Pope Francis proclaimed five new saints on October 13th during the Extraordinary Missionary Month. Catholics believe in the communion of saints, in which there is a connection between those members of the Church who are physically alive and those who have already completed their worldly journey. There are ,many more saints in Heaven than those actually declared, and we will meet all saints later on if we are lucky enough. In the meantime, let’s get acquainted with those who have already been recognized as saints here on earth. And today, the new name is Marguerite Bays.
The thread of life of blessed Marguerite Bays was closely intertwined with the life of Christ and the Virgin Mary. Marguerite was born on September 8 – the birthday of the Blessed Virgin Mary – in 1815 in the picturesque town of La Pierraz, a Swiss canton of Fribourg.
At the age of 16, Marguerite learned the profession of a dressmaking – a craft that became her occupation for the rest of her life. Marguerite saw her calling in service to God, but at the same time, one without getting married and professing religious vows. She made ends meet, offering the services of a seamstress, day after day moving from one house to another.
Fr Carlo Calloni – the postulator for Bays’ canonization cause says that spiritual mentors advised Marguerite to choose a spiritual path and become a nun. But she always believed that instead of living in a monastery, it would be very fruitful, very useful to devote herself to God, while remaining in society, in the family and in the parish. In her free time Marguerite served as a catechist and helped young women who were about to start a family. How did a lonely woman know better how to start a family? Fr Carlo replies that Marguerite drew knowledge from her deep relationship with Jesus.

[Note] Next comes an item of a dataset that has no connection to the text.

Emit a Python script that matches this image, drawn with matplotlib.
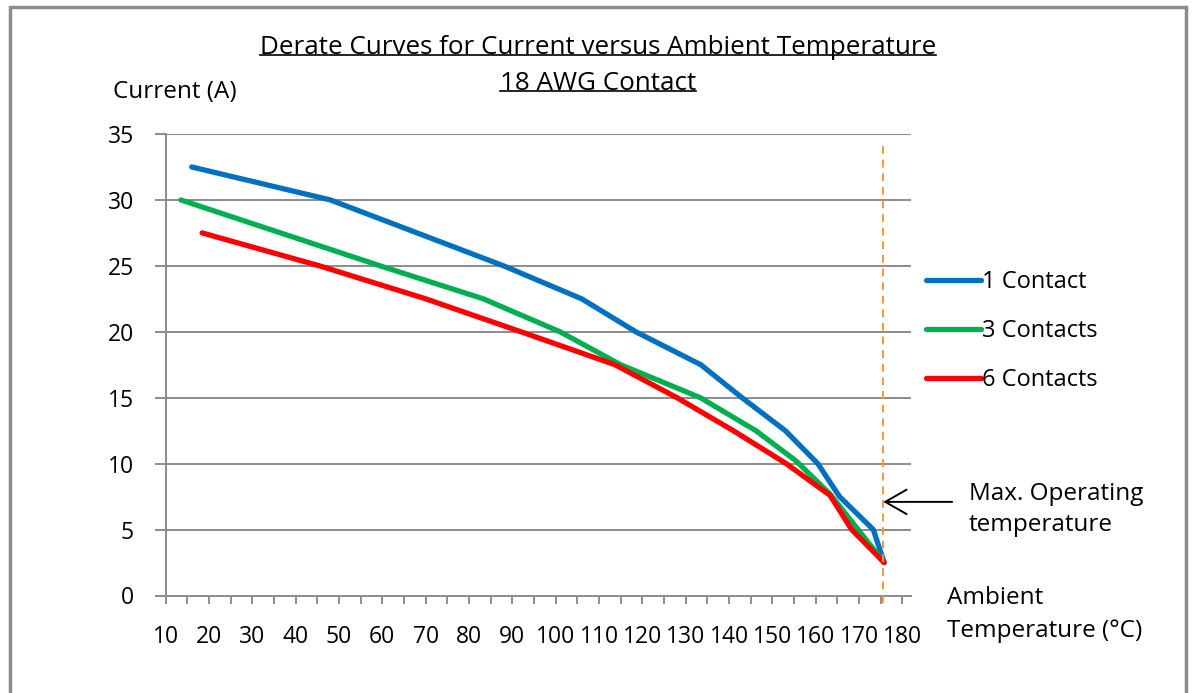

Nothing drew attention to the dressmaker from La Pierraz. She remained quiet and unnoticed. That was her intention. But the Lord’s intention was different. In 1853 Marguerite was given a terrible diagnosis – bowel cancer. Instead of praying for recovery, Marguerite asked the Virgin Mary to share her suffering with the suffering of Jesus. On September 8, 1854, on his 39th birthday, the day Pope Pius IX proclaimed the dogma of the Immaculate Conception, and Marguerite was miraculously healed.
Father Carlo says that since the miraculous healing of cancer Marguerite became the proclamator of the Passion of Christ. Every Friday, Margarita endured suffering like the suffering of Christ. Marguerite also received the stigmata.
There is a historical conclusion by Dr Alex Pegaitaz on the health status of Marguerite. He was chosen to perform a medical examination, he being a 35-year-old doctor from the town of Bulle, famous for his scepticism and scientific approach. At about 3 p.m. on April 11, 1873, Dr Alex arrived in La Pierraz, and this is what he wrote in conclusion:
““What a misunderstanding! Amazing! I came across a supernatural and astounding state of stigmatized a human. This goes beyond science. Science cannot understand or explain this phenomenon”.
The last 5 years of Marguerite’s life were very painful. Her contemporary, deacon Francois Menetry, claimed that at the end of her life Marguerite lived only thanks to Holy Communion.
Sister Lutgarde Fasel, the Fille-Dieu Abbess and one of Marguerite’s great-nieces, told another extraordinary story. This story was conveyed to her by Grandpa Jean:
““I will tell you something that I have never told anyone before. During her last illness, Marguerite was longing for the Holy Communion all night, and we tried, but could not fulfil her wishes. And the Lord took pity on His novice. An angel came and brought her Holy Communion. I saw this, and I myself could not believe what I saw”.
Marguerite died on the feast of the Sacred Heart of Jesus, June 27, 1879. In 1995, Marguerite Bays was declared blessed by Pope John Paul II.
Father Carlo talks about the miracle that led to the completion of the process of canonization (the declaration of holiness). A two-year-old girl had fallen under a tractor wheel weighing 850 kg. The wheel drove along the entire length of the baby’s body, but she remained unharmed. Doctors, examining the girl who was taken to the hospital, could only declare that she was absolutely healthy. The miracle happened through the prayers of the baby’s grandfather. As Margaret’s fellow villager, he had asked the blessed for intercession for his granddaughter.
Thus, a simple dressmaker from Switzerland, Marguerite Bays, serving the Lord through hard work and love, wove her life into the Divine life, and to this day continues to work from Heaven and weave the souls of those who ask for her intercession.